Interesting sites Steve...and some comments form our friends at AP...

By CAIN BURDEAU
.c The Associated Press

NEW IBERIA, La. (Oct. 2) - Nearly a half-million people in Louisiana and Texas were urged to clear out on Wednesday - some of them for the second time in a week - as a fearsome Hurricane Lili barreled toward the Gulf Coast with 140 mph winds.

``We have a real disaster in the making,'' said Max Mayfield, director of the National Hurricane Center in Miami. ``This is going to be the worst hurricane to hit the Louisiana coast since reconnaissance data has been available.''

Resort towns boarded up, along with all 12 of Mississippi's Gulf Coast casinos, NASA's Mission Control in Houston, the nation's biggest oil import terminal, and the Tabasco bottling plant near the Louisiana coast.

``I got a funny feeling,'' ranch hand Wilson Miller said as he stocked up on cigarettes and sandwiches at a gas station near Lafayette. ``When we get back it will be under water and there won't be anything left.''

Lili was expected to come ashore in Louisiana on Thursday afternoon as a major, destructive hurricane, Category 4 on the five-point scale. Forecasters warned that some areas could be inundated with 6 to 10 inches of rain and a life-threatening storm surge of up to 20 feet.

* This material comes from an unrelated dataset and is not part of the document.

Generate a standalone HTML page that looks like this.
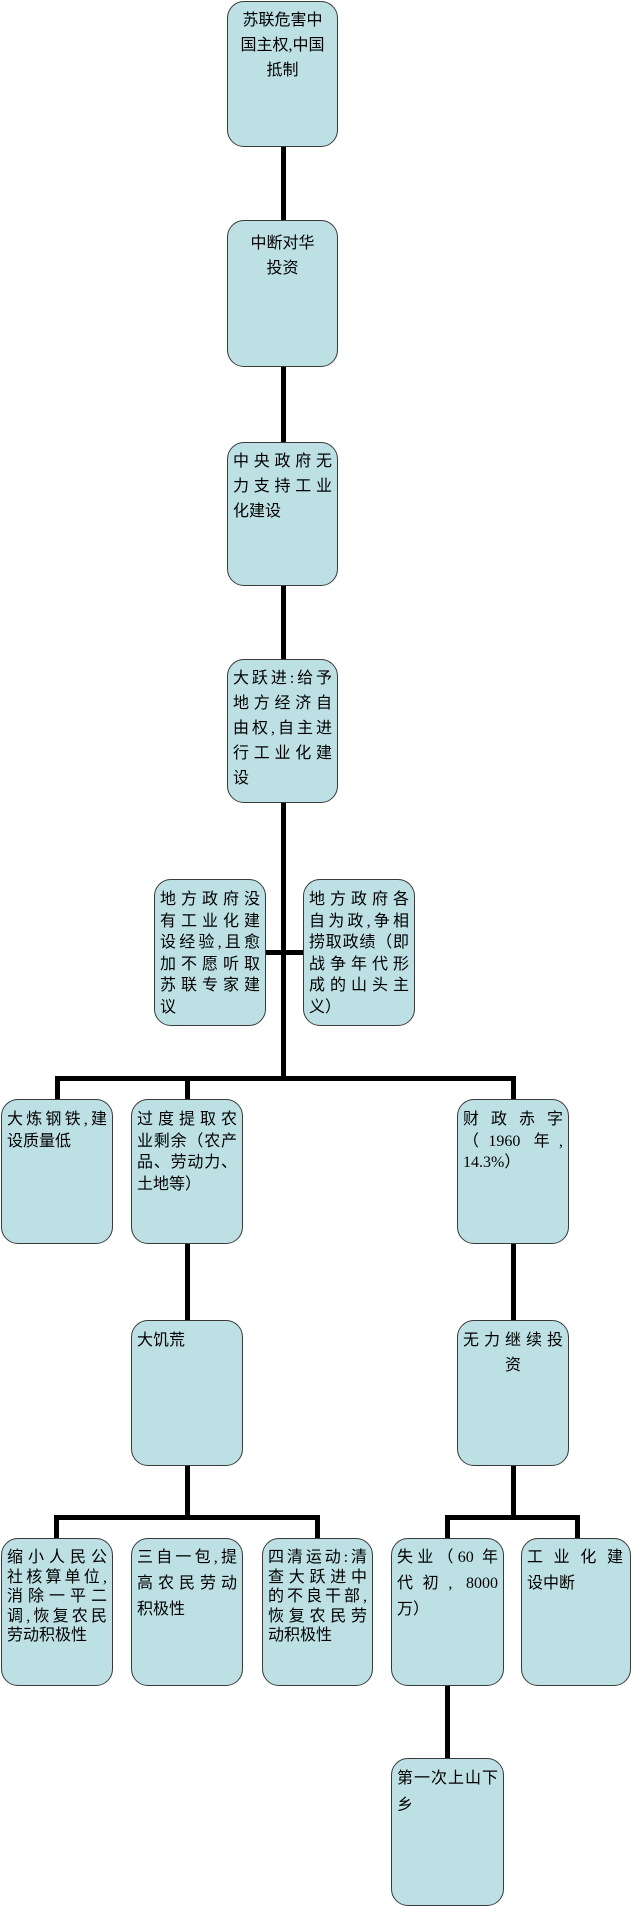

About 143,000 people were urged to leave the Louisiana coast, while in Texas officials advised the 330,000 residents in two counties surrounding Beaumont and Port Arthur to head inland because of the threat of a 9-foot storm surge.

``Destination? I have no idea. But it's going to be north,'' said Glen Guidry, who stopped at a gas station on Interstate 10 west of Lafayette with his wife and five children.

Gail Harrington, her son, daughter, six other relatives and a dog crammed into a compact car to drive as far from the coast as they could.

``We tanked it up. Wherever that gets us, we'll go,'' Harrington said at a grocery store in Delcambre, La., a small town a few miles from the water's edge.

Hurricane-force winds - which extended outward 45 miles from the center of Lili - were expected to reach up to 150 miles inland. At 5 p.m. EDT, Lili was 285 miles south of New Orleans.

In Texas, Gov. Rick Perry signed a disaster declaration and corrections officials moved more than 3,000 inmates to inland lockups.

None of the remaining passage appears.